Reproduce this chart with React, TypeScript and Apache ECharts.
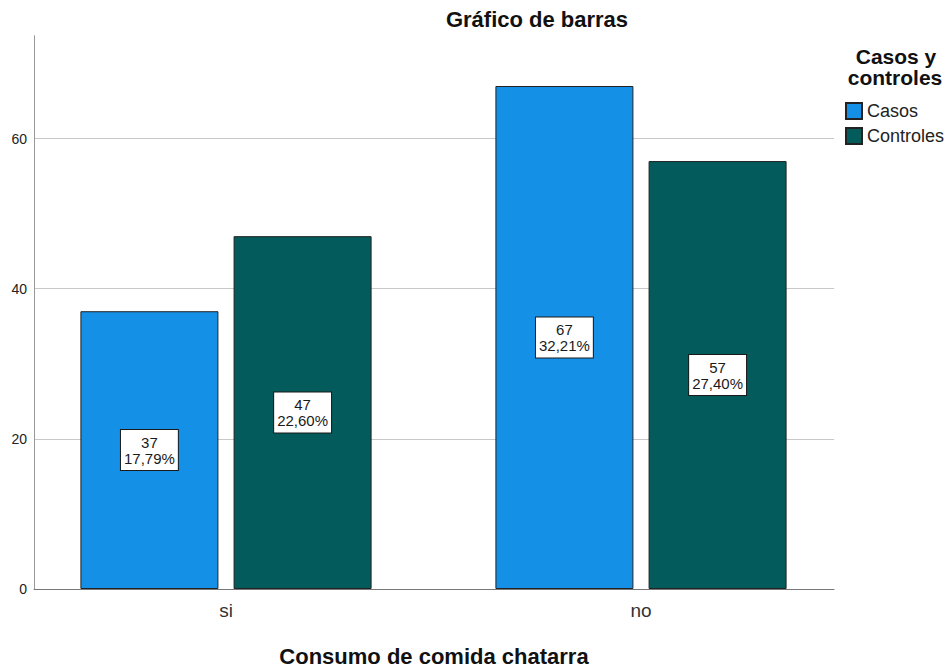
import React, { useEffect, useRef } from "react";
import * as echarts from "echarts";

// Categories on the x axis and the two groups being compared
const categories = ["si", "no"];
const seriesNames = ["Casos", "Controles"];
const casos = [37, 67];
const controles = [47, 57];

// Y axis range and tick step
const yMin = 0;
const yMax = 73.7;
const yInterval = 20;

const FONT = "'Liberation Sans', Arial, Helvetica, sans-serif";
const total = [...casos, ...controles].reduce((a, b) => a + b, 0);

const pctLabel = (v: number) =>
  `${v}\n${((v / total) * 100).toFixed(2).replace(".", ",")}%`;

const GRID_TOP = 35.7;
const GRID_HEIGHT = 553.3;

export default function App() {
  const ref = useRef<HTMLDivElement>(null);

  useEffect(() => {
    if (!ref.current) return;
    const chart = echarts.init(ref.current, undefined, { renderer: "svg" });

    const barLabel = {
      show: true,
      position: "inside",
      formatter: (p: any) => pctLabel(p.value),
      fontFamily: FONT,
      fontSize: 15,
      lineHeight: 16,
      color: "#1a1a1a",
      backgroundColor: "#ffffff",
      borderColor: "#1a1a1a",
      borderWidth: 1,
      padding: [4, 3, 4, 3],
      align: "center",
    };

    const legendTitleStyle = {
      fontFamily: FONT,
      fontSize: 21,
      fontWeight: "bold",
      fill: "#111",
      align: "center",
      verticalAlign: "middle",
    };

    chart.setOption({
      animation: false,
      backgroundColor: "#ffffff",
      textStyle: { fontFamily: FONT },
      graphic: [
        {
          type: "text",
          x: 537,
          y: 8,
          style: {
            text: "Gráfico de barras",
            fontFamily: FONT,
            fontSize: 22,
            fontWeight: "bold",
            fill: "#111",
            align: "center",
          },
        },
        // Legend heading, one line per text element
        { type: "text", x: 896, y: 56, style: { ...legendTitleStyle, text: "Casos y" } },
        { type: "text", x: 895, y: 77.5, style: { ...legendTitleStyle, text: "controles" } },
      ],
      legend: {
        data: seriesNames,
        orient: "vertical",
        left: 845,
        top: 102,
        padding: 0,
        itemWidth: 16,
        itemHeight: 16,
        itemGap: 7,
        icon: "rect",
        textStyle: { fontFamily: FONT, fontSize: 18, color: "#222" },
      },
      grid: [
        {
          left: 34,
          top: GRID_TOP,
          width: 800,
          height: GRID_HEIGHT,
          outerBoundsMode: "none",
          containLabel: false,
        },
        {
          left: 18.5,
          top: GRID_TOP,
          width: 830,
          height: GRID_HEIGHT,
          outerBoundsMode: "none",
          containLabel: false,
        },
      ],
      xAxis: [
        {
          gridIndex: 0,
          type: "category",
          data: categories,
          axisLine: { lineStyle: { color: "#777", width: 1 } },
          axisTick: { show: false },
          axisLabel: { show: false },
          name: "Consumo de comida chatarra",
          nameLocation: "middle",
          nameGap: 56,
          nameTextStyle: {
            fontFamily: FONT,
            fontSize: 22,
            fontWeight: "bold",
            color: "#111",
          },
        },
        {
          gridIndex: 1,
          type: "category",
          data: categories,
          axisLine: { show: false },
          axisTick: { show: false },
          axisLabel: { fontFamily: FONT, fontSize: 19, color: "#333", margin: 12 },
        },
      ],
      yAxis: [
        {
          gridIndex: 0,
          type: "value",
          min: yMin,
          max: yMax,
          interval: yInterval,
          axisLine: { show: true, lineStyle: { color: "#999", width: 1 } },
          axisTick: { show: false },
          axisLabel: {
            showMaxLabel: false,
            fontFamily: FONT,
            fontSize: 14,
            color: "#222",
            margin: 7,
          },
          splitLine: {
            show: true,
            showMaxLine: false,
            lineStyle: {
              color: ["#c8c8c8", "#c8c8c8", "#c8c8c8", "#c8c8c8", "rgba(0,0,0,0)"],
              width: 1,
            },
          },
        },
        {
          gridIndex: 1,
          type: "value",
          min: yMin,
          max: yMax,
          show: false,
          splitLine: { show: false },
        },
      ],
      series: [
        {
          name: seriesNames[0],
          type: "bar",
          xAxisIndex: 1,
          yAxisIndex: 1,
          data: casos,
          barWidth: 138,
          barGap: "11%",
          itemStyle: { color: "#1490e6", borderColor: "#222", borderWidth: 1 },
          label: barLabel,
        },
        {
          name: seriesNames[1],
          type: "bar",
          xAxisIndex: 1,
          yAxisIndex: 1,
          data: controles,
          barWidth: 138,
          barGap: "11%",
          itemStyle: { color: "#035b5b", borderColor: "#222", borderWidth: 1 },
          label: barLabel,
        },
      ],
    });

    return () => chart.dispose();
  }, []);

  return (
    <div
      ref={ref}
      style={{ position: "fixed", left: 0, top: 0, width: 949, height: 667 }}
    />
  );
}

...

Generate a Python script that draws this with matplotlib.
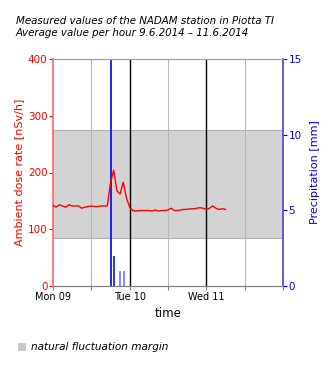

---

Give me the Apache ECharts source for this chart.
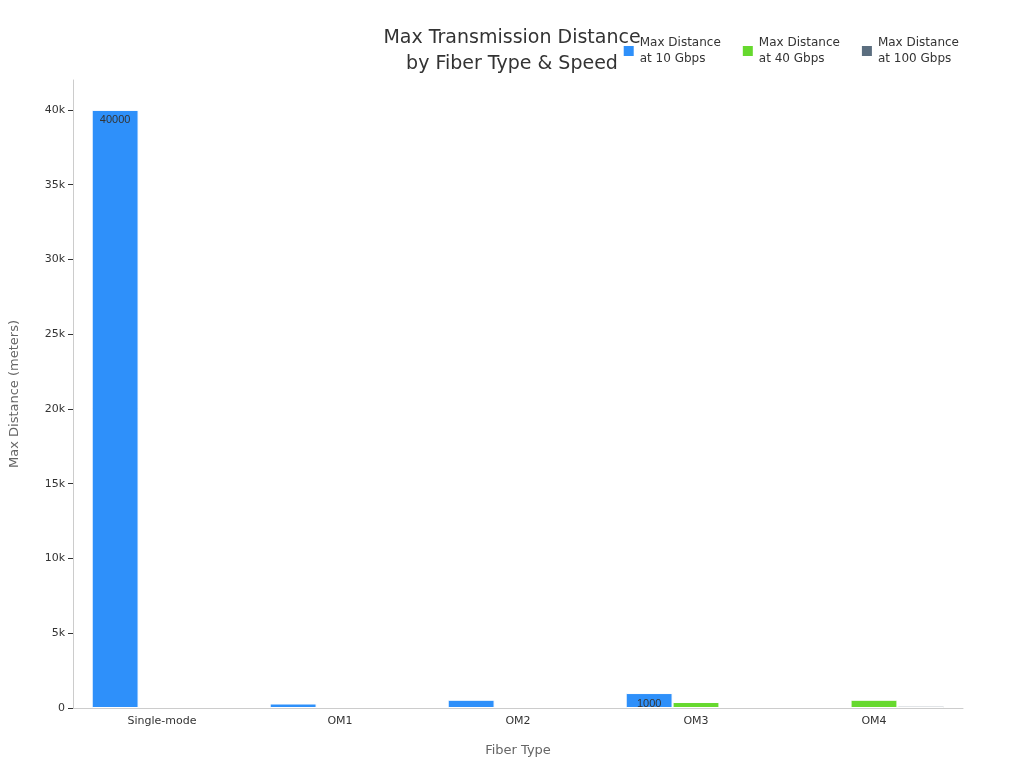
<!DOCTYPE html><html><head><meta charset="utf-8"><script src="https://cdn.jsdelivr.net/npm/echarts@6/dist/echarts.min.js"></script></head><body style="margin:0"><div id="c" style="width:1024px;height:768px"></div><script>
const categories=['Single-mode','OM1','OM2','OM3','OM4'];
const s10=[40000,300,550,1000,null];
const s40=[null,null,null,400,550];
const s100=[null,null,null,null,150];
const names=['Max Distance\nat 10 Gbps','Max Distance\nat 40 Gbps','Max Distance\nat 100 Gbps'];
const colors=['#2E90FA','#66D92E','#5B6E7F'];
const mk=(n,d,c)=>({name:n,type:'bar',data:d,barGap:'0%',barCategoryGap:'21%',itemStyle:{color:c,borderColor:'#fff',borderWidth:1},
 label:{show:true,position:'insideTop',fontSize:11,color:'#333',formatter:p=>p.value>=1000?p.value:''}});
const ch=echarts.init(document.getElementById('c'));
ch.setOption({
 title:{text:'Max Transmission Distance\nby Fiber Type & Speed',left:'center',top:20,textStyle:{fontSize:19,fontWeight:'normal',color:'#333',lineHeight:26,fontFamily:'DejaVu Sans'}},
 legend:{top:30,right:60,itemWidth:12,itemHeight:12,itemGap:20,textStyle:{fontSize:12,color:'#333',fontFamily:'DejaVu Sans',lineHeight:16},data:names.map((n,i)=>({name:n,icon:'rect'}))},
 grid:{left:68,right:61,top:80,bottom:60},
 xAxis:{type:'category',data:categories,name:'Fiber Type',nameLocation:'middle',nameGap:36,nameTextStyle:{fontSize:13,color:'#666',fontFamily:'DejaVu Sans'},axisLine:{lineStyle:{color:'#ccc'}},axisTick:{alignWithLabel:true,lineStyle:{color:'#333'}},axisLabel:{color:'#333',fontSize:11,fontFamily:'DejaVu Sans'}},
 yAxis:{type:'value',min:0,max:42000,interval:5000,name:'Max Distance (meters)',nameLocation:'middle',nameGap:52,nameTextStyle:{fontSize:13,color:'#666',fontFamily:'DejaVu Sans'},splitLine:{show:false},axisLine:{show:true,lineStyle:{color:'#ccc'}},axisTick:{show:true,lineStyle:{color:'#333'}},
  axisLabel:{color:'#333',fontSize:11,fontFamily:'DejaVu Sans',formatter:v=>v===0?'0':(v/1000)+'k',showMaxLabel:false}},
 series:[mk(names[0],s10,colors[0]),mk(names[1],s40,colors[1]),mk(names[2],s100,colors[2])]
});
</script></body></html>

▸ Written request: Go through the material above and copy each line that has the word "this".

▸ Written solution:
Reproduce this chart with React, TypeScript and Apache ECharts.
Generate a Python script that draws this with matplotlib.
Give me the Apache ECharts source for this chart.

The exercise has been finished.